Data

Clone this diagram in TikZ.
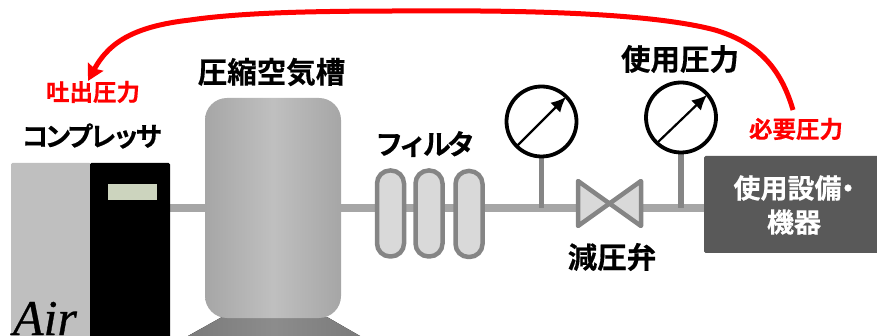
\documentclass[tikz,border=0pt]{standalone}
\usepackage{fontspec}
\setmainfont{Noto Sans CJK JP Bold}[FakeBold=0.4]
\newfontfamily\kanafont{Noto Sans CJK JP Bold}[FakeBold=0.4,LetterSpace=-14]
\newfontfamily\airfont{Liberation Serif Italic}[FakeBold=0.6]
\usetikzlibrary{arrows.meta,backgrounds}
\definecolor{pipec}{HTML}{A6A6A6}
\definecolor{edgec}{HTML}{858585}
\definecolor{fillc}{HTML}{D9D9D9}
\definecolor{redc}{HTML}{FF0000}
\definecolor{dispc}{HTML}{CCD4BE}
\tikzset{
  px/.style={inner sep=0pt,outer sep=0pt},
  boxn/.style={px,anchor=north west,rounded corners=1.5pt},
  pipe/.style={draw=pipec,line width=7.5pt},
  stem/.style={draw=edgec,line width=5.5pt},
  filt/.style={px,draw=edgec,fill=fillc,line width=4.5pt,rounded corners=13pt,minimum width=27pt,minimum height=86pt},
  gauge/.style={px,circle,draw=black,line width=3.8pt,fill=white,minimum size=70pt},
  needle/.style={draw=black,line width=2.2pt,-{Latex[length=15pt,width=14pt]}},
  valvepart/.style={draw=edgec,fill=fillc,line width=4.5pt,line join=round},
  lab/.style={px,text=black,font=\fontsize{29.5}{30}\selectfont},
  kanalab/.style={px,text=black,font=\kanafont\fontsize{28}{28}\selectfont},
  redlab/.style={px,text=redc,font=\fontsize{23.5}{24}\selectfont},
  whitelab/.style={px,text=white,align=center,font=\fontsize{27}{34}\selectfont},
}
\begin{document}
\begin{tikzpicture}[x=1pt,y=-1pt]
\clip (0,0) rectangle (877,336);
% compressor
\node[boxn,fill=black!25,minimum width=80pt,minimum height=180pt] (compL) at (11,163) {};
\node[boxn,fill=black,minimum width=80pt,minimum height=180pt] (compR) at (90,163) {};
\node[px,anchor=north west,fill=dispc,minimum width=49pt,minimum height=16pt] (disp) at (108,184) {};
\node[px,anchor=base west,font=\airfont\fontsize{50}{50}\selectfont,text=black] (air) at (13,335) {Air};
% tank
\fill[left color=black!52,right color=black!52,middle color=black!45] (222,317) -- (327,317) -- (360,336) -- (188,336) -- cycle;
\node[boxn,rounded corners=22pt,minimum width=136pt,minimum height=220pt,
  left color=pipec,right color=pipec,middle color=black!25] (tank) at (205,98) {};
% filters
\node[filt] (f1) at (390.5,213.5) {};
\node[filt] (f2) at (429,213.5) {};
\node[filt] (f3) at (469,214) {};
% gauges
\node[gauge] (g1) at (541.5,121.5) {};
\node[gauge] (g2) at (681,117.5) {};
\coordinate (n1a) at (516.5,146.5);
\coordinate (n1b) at (566,97);
\coordinate (n2a) at (657,143);
\coordinate (n2b) at (707,95);
\draw[needle] (n1a) -- (n1b);
\draw[needle] (n2a) -- (n2b);
% valve
\coordinate (vc) at (609.5,203.5);
\coordinate (vtl) at (578,181);
\coordinate (vbl) at (578,226);
\coordinate (vtr) at (641,181);
\coordinate (vbr) at (641,226);
\draw[valvepart] (vtl) -- (vc) -- (vbl) -- cycle;
\draw[valvepart] (vtr) -- (vc) -- (vbr) -- cycle;
% device
\node[boxn,fill=black!65,minimum width=180pt,minimum height=97pt] (dev) at (704,156) {};
\node[whitelab] (devt) at (794,205) {使用設備\kern-7pt・\kern-7pt\\機器};
% pipes
\coordinate (j1) at (541.5,208);
\coordinate (j2) at (681,208);
\begin{scope}[on background layer]
\draw[pipe] (compR.east |- 0,208) -- (tank.west |- 0,208);
\draw[pipe] (tank.east |- 0,208) -- (f1.west |- 0,208);
\draw[pipe] (f1.west |- 0,208) -- (578,208);
\draw[pipe] (641,208) -- (dev.west |- 0,208);
\draw[stem] (g1.south) -- (j1);
\draw[stem] (g2.south) -- (j2);
\end{scope}
% labels
\node[lab] (ltank) at (271.5,72) {圧縮空気槽};
\node[kanalab,font=\kanafont\fontsize{26.7}{27}\selectfont] (lcomp) at (92,136) {コンプレッサ};
\node[kanalab] (lfilt) at (425,144) {フィルタ};
\node[lab] (luse) at (680,59) {使用圧力};
\node[lab] (lvalve) at (612,257) {減圧弁};
\node[redlab] (lout) at (93,92) {吐出圧力};
\node[redlab] (lreq) at (796,129) {必要圧力};
% red arrow
\coordinate (rs) at (793,110);
\coordinate (re) at (88,81);
\draw[draw=redc,line width=5pt,-{Stealth[length=16pt,width=17pt,inset=2pt]}] (rs)
  .. controls (780,65) and (755,42) .. (715,30)
  .. controls (670,18) and (590,12) .. (480,11)
  .. controls (360,11) and (260,10) .. (190,20)
  .. controls (138,26) and (110,40) .. (re);
\end{tikzpicture}
\end{document}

What you are asked to do
Write the listing out a second time exactly, dropping all images.

Final result
Clone this diagram in TikZ.
\documentclass[tikz,border=0pt]{standalone}
\usepackage{fontspec}
\setmainfont{Noto Sans CJK JP Bold}[FakeBold=0.4]
\newfontfamily\kanafont{Noto Sans CJK JP Bold}[FakeBold=0.4,LetterSpace=-14]
\newfontfamily\airfont{Liberation Serif Italic}[FakeBold=0.6]
\usetikzlibrary{arrows.meta,backgrounds}
\definecolor{pipec}{HTML}{A6A6A6}
\definecolor{edgec}{HTML}{858585}
\definecolor{fillc}{HTML}{D9D9D9}
\definecolor{redc}{HTML}{FF0000}
\definecolor{dispc}{HTML}{CCD4BE}
\tikzset{
  px/.style={inner sep=0pt,outer sep=0pt},
  boxn/.style={px,anchor=north west,rounded corners=1.5pt},
  pipe/.style={draw=pipec,line width=7.5pt},
  stem/.style={draw=edgec,line width=5.5pt},
  filt/.style={px,draw=edgec,fill=fillc,line width=4.5pt,rounded corners=13pt,minimum width=27pt,minimum height=86pt},
  gauge/.style={px,circle,draw=black,line width=3.8pt,fill=white,minimum size=70pt},
  needle/.style={draw=black,line width=2.2pt,-{Latex[length=15pt,width=14pt]}},
  valvepart/.style={draw=edgec,fill=fillc,line width=4.5pt,line join=round},
  lab/.style={px,text=black,font=\fontsize{29.5}{30}\selectfont},
  kanalab/.style={px,text=black,font=\kanafont\fontsize{28}{28}\selectfont},
  redlab/.style={px,text=redc,font=\fontsize{23.5}{24}\selectfont},
  whitelab/.style={px,text=white,align=center,font=\fontsize{27}{34}\selectfont},
}
\begin{document}
\begin{tikzpicture}[x=1pt,y=-1pt]
\clip (0,0) rectangle (877,336);
% compressor
\node[boxn,fill=black!25,minimum width=80pt,minimum height=180pt] (compL) at (11,163) {};
\node[boxn,fill=black,minimum width=80pt,minimum height=180pt] (compR) at (90,163) {};
\node[px,anchor=north west,fill=dispc,minimum width=49pt,minimum height=16pt] (disp) at (108,184) {};
\node[px,anchor=base west,font=\airfont\fontsize{50}{50}\selectfont,text=black] (air) at (13,335) {Air};
% tank
\fill[left color=black!52,right color=black!52,middle color=black!45] (222,317) -- (327,317) -- (360,336) -- (188,336) -- cycle;
\node[boxn,rounded corners=22pt,minimum width=136pt,minimum height=220pt,
  left color=pipec,right color=pipec,middle color=black!25] (tank) at (205,98) {};
% filters
\node[filt] (f1) at (390.5,213.5) {};
\node[filt] (f2) at (429,213.5) {};
\node[filt] (f3) at (469,214) {};
% gauges
\node[gauge] (g1) at (541.5,121.5) {};
\node[gauge] (g2) at (681,117.5) {};
\coordinate (n1a) at (516.5,146.5);
\coordinate (n1b) at (566,97);
\coordinate (n2a) at (657,143);
\coordinate (n2b) at (707,95);
\draw[needle] (n1a) -- (n1b);
\draw[needle] (n2a) -- (n2b);
% valve
\coordinate (vc) at (609.5,203.5);
\coordinate (vtl) at (578,181);
\coordinate (vbl) at (578,226);
\coordinate (vtr) at (641,181);
\coordinate (vbr) at (641,226);
\draw[valvepart] (vtl) -- (vc) -- (vbl) -- cycle;
\draw[valvepart] (vtr) -- (vc) -- (vbr) -- cycle;
% device
\node[boxn,fill=black!65,minimum width=180pt,minimum height=97pt] (dev) at (704,156) {};
\node[whitelab] (devt) at (794,205) {使用設備\kern-7pt・\kern-7pt\\機器};
% pipes
\coordinate (j1) at (541.5,208);
\coordinate (j2) at (681,208);
\begin{scope}[on background layer]
\draw[pipe] (compR.east |- 0,208) -- (tank.west |- 0,208);
\draw[pipe] (tank.east |- 0,208) -- (f1.west |- 0,208);
\draw[pipe] (f1.west |- 0,208) -- (578,208);
\draw[pipe] (641,208) -- (dev.west |- 0,208);
\draw[stem] (g1.south) -- (j1);
\draw[stem] (g2.south) -- (j2);
\end{scope}
% labels
\node[lab] (ltank) at (271.5,72) {圧縮空気槽};
\node[kanalab,font=\kanafont\fontsize{26.7}{27}\selectfont] (lcomp) at (92,136) {コンプレッサ};
\node[kanalab] (lfilt) at (425,144) {フィルタ};
\node[lab] (luse) at (680,59) {使用圧力};
\node[lab] (lvalve) at (612,257) {減圧弁};
\node[redlab] (lout) at (93,92) {吐出圧力};
\node[redlab] (lreq) at (796,129) {必要圧力};
% red arrow
\coordinate (rs) at (793,110);
\coordinate (re) at (88,81);
\draw[draw=redc,line width=5pt,-{Stealth[length=16pt,width=17pt,inset=2pt]}] (rs)
  .. controls (780,65) and (755,42) .. (715,30)
  .. controls (670,18) and (590,12) .. (480,11)
  .. controls (360,11) and (260,10) .. (190,20)
  .. controls (138,26) and (110,40) .. (re);
\end{tikzpicture}
\end{document}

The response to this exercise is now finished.